PROBLEM: Read the records below and copy each line that contains "this".

DATA PROVIDED:
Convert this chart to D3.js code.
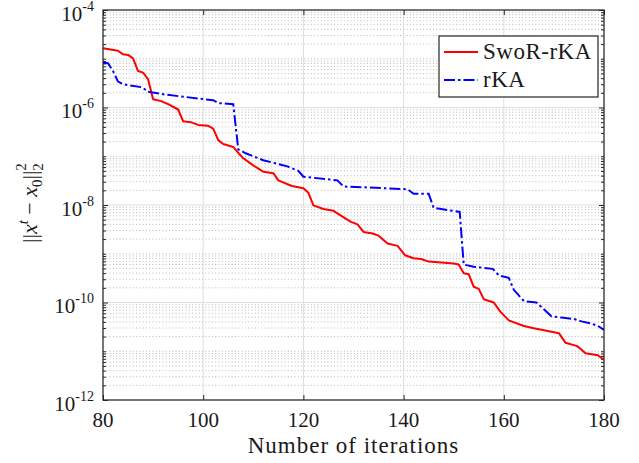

...

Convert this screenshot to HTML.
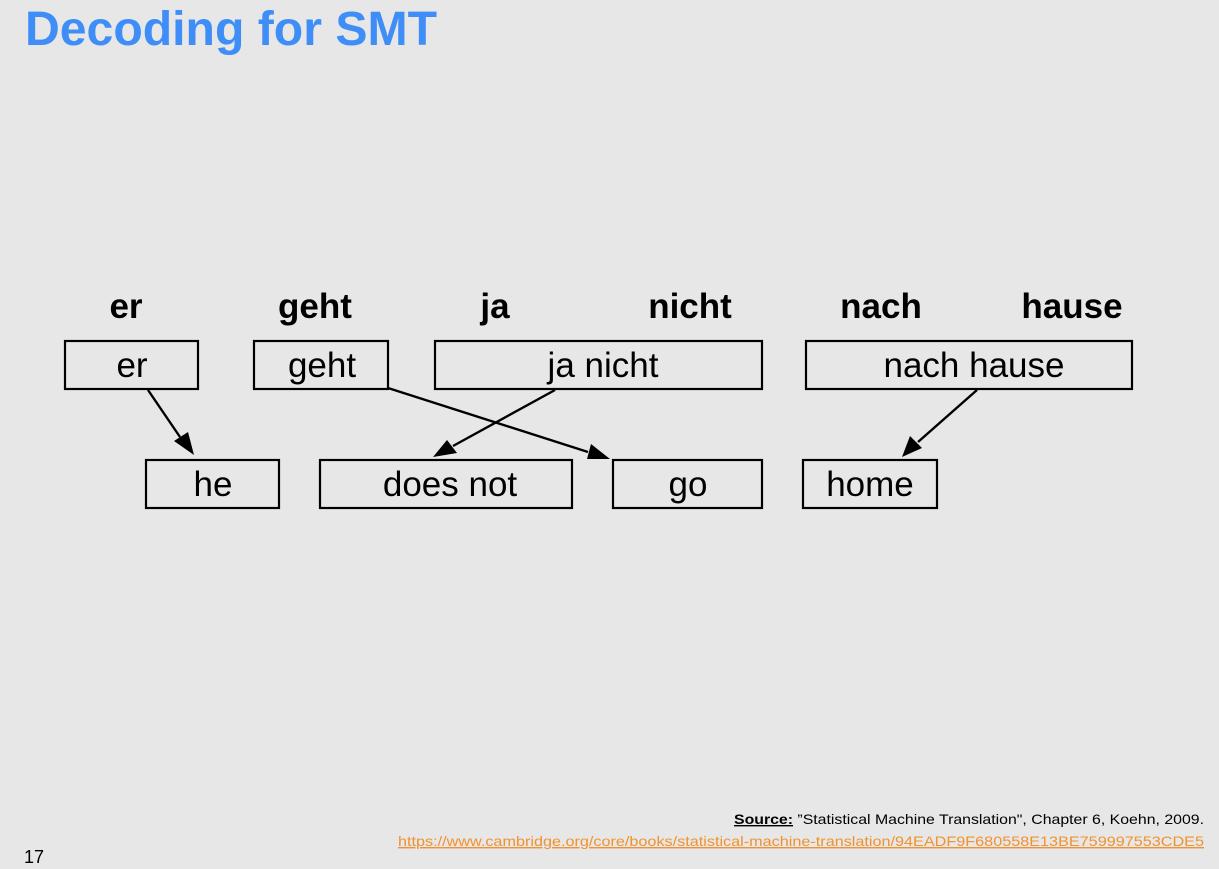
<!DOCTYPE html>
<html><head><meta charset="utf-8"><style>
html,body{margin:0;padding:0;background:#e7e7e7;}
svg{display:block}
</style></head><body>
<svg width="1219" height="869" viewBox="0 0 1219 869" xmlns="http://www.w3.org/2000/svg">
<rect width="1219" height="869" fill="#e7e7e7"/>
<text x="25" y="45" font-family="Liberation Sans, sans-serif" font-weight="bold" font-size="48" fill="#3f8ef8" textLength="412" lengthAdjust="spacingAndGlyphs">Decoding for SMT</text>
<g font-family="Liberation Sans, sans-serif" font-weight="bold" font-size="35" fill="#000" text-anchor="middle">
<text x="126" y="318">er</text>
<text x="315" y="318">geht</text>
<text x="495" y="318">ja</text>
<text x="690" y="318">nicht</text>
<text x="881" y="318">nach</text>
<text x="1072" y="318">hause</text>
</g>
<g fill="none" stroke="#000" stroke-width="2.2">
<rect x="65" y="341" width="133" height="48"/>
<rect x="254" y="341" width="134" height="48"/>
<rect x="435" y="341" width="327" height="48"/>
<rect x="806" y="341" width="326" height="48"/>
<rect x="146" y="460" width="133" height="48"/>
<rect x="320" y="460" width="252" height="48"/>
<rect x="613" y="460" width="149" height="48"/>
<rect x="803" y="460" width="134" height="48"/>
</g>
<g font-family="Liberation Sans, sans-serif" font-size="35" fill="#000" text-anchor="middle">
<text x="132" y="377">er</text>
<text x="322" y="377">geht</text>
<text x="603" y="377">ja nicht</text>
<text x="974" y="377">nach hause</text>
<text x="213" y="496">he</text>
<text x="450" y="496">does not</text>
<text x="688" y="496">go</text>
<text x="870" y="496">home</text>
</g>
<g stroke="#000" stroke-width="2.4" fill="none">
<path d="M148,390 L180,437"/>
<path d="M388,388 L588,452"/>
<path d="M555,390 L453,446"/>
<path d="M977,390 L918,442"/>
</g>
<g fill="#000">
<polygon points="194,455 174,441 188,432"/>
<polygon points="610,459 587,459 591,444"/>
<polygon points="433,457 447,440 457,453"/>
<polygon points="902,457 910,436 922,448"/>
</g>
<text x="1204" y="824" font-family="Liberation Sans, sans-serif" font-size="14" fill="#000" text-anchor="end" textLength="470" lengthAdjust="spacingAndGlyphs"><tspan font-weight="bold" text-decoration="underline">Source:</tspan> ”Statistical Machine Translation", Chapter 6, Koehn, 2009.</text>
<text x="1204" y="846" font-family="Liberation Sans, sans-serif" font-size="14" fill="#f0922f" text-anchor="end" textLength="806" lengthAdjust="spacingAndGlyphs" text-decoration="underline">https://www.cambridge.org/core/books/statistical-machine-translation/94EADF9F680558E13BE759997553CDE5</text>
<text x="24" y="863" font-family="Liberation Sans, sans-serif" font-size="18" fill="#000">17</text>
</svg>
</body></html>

* * *

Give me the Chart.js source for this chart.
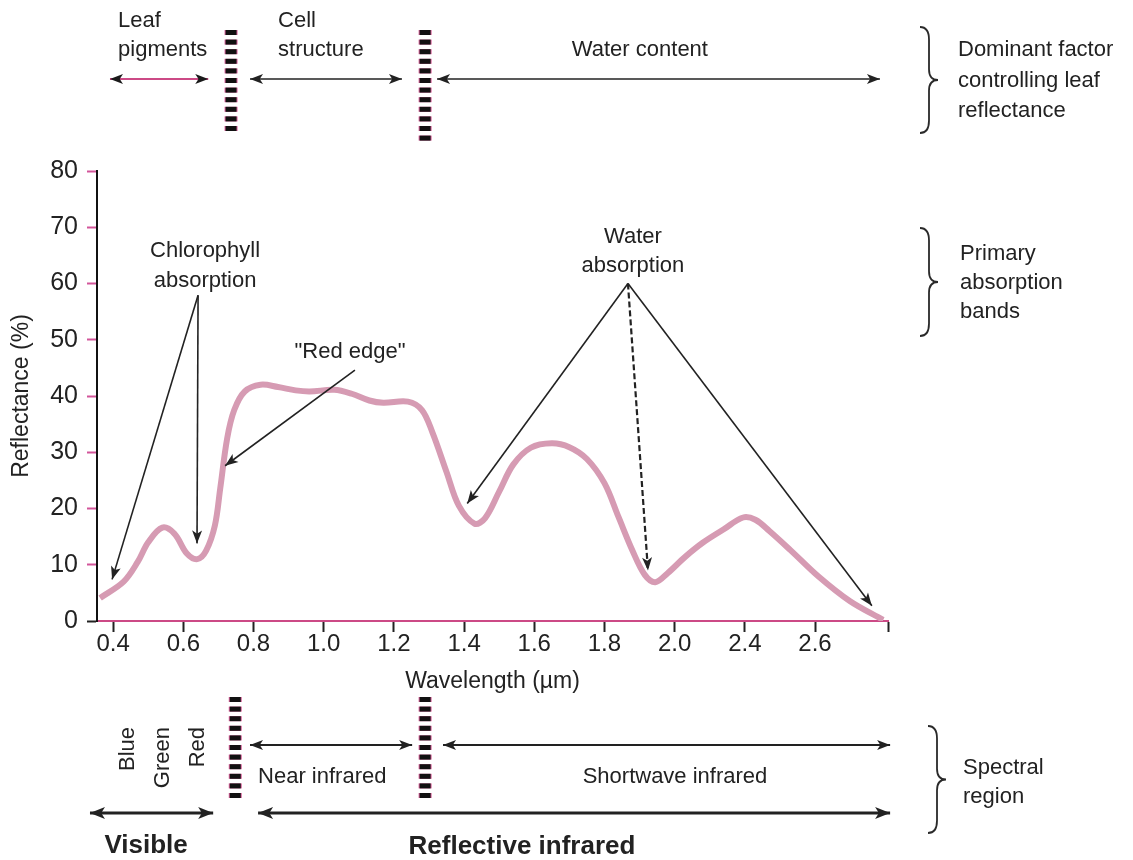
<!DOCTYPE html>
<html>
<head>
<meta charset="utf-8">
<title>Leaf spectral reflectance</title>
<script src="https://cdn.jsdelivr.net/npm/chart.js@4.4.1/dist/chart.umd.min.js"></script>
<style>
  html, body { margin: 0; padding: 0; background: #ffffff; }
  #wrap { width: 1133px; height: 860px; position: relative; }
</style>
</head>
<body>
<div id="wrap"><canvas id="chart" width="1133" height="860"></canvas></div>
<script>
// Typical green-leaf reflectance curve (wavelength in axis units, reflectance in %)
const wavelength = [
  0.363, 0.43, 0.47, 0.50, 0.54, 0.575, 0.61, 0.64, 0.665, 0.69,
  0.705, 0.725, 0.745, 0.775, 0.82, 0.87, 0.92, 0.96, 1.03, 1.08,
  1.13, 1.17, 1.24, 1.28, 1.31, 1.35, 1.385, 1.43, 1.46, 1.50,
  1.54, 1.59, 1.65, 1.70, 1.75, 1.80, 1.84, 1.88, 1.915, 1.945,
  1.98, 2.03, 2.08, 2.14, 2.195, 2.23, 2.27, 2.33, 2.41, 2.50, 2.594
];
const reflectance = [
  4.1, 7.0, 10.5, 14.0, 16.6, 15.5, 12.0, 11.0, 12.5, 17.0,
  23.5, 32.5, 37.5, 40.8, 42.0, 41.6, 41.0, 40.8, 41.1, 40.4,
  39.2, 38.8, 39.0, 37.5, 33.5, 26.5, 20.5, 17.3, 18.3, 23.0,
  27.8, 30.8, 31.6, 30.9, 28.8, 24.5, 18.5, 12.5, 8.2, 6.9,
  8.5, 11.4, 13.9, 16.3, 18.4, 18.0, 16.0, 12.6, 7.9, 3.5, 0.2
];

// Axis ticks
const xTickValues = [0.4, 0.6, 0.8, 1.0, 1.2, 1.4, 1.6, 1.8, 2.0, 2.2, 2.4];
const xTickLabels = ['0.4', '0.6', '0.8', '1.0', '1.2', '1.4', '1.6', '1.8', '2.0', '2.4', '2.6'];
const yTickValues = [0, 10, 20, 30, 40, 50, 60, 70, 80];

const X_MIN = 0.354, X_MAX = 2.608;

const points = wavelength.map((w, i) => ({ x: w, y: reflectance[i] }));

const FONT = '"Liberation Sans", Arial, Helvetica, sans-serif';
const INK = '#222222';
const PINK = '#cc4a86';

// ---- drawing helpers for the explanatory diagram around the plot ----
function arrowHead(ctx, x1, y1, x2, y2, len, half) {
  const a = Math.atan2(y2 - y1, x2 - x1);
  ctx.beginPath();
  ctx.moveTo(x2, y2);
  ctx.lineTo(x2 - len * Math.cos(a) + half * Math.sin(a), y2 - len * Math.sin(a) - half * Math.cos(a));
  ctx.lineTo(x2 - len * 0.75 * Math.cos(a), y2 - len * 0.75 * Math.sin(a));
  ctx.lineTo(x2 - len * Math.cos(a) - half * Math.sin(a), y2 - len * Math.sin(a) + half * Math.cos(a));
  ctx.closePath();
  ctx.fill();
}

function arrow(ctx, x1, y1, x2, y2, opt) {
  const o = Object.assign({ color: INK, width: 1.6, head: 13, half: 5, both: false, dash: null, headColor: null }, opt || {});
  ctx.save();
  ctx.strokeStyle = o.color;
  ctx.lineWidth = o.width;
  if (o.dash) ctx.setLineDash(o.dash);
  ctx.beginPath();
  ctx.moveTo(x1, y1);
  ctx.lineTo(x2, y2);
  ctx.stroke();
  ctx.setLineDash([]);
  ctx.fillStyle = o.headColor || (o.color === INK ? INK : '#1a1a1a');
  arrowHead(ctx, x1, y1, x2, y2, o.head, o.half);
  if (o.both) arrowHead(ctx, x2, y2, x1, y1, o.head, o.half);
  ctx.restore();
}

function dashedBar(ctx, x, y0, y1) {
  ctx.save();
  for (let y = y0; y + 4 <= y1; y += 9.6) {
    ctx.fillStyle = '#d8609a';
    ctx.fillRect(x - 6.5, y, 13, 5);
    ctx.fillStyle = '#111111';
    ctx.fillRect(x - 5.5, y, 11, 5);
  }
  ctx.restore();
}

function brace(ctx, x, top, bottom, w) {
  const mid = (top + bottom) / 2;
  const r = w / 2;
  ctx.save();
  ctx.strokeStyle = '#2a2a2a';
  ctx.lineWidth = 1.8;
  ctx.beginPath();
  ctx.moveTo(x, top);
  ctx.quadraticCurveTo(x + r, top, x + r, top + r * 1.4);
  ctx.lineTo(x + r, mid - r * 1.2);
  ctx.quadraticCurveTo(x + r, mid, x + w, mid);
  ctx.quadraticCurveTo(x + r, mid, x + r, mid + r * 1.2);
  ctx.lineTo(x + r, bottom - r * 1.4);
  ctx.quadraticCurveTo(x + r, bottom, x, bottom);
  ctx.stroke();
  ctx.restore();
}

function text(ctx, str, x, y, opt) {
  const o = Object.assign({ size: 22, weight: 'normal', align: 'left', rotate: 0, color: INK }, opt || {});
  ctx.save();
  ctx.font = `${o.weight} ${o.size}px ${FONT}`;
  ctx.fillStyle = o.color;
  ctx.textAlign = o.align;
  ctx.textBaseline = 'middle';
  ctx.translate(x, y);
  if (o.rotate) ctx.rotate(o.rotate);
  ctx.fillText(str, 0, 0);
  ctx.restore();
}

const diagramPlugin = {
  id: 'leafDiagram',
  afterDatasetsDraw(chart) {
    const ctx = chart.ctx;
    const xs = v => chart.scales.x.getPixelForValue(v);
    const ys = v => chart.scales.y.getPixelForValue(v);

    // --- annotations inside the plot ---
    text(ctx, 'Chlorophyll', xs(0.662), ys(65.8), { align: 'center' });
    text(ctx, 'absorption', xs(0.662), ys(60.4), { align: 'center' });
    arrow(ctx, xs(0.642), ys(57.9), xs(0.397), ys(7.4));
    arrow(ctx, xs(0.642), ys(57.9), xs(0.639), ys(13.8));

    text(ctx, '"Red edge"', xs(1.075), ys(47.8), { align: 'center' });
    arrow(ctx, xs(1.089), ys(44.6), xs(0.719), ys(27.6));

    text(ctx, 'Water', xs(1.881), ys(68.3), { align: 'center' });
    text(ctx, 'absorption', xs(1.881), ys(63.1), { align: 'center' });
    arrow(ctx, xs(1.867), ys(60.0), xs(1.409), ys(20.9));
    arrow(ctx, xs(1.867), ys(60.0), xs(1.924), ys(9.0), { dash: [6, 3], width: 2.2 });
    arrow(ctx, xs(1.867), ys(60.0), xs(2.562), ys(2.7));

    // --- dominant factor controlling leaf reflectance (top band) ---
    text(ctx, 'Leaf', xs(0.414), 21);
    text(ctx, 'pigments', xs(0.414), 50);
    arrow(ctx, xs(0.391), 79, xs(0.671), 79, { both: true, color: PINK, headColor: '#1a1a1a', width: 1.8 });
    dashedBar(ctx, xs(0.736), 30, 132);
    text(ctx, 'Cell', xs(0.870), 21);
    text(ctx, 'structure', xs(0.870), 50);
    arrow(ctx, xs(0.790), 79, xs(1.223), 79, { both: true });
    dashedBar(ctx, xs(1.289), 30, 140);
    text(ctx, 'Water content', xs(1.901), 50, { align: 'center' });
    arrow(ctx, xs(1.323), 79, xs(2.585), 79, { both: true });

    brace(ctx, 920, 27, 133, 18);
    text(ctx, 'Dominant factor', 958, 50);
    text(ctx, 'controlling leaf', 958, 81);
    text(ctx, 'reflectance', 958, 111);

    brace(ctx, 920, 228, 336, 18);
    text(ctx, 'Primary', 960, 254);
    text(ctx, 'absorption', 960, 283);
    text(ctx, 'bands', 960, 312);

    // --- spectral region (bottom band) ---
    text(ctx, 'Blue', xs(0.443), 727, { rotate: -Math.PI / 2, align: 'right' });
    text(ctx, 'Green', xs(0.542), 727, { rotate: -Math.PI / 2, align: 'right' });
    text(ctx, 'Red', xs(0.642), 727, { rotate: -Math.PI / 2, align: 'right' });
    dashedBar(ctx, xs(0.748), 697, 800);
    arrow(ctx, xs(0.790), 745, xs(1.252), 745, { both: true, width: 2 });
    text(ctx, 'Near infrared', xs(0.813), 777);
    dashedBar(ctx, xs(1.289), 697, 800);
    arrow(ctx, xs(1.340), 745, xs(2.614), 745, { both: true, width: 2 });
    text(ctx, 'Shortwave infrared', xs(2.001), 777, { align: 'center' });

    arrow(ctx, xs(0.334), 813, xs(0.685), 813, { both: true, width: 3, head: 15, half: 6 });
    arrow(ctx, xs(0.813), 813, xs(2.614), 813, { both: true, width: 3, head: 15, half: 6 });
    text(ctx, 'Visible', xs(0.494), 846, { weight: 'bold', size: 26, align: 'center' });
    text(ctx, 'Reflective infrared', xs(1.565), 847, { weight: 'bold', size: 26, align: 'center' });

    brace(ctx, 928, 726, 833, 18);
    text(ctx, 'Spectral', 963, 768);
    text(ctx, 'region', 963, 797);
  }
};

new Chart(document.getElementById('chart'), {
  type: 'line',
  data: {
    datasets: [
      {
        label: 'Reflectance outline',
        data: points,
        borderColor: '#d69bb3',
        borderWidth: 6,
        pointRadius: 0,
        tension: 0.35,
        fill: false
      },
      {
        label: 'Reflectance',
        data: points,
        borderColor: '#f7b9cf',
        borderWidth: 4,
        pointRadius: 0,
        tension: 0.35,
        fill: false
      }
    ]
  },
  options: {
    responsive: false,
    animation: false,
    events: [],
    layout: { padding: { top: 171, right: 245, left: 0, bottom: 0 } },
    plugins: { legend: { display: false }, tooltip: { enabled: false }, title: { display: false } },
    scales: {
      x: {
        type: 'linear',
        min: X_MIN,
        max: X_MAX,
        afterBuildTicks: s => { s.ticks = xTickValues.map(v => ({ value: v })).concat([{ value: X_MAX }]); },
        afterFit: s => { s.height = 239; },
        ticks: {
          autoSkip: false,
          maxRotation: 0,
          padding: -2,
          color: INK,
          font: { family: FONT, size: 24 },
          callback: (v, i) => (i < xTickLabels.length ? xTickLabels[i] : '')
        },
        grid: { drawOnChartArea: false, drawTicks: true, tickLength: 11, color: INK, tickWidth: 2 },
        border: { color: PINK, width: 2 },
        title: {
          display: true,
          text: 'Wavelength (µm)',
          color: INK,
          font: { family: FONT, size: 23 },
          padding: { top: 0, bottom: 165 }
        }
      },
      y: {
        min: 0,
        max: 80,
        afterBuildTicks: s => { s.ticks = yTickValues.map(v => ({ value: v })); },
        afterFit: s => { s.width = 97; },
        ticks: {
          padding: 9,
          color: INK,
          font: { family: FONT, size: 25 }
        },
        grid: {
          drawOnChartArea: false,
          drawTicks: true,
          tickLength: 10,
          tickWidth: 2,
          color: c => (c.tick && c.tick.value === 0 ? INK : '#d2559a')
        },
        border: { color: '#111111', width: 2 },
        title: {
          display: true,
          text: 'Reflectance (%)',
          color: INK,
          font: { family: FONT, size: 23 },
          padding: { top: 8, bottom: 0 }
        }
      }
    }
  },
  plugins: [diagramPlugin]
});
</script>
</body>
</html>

WRITTEN RESPONSE:
Convert this chart to D3.js code.
Convert this screenshot to HTML.
Give me the Chart.js source for this chart.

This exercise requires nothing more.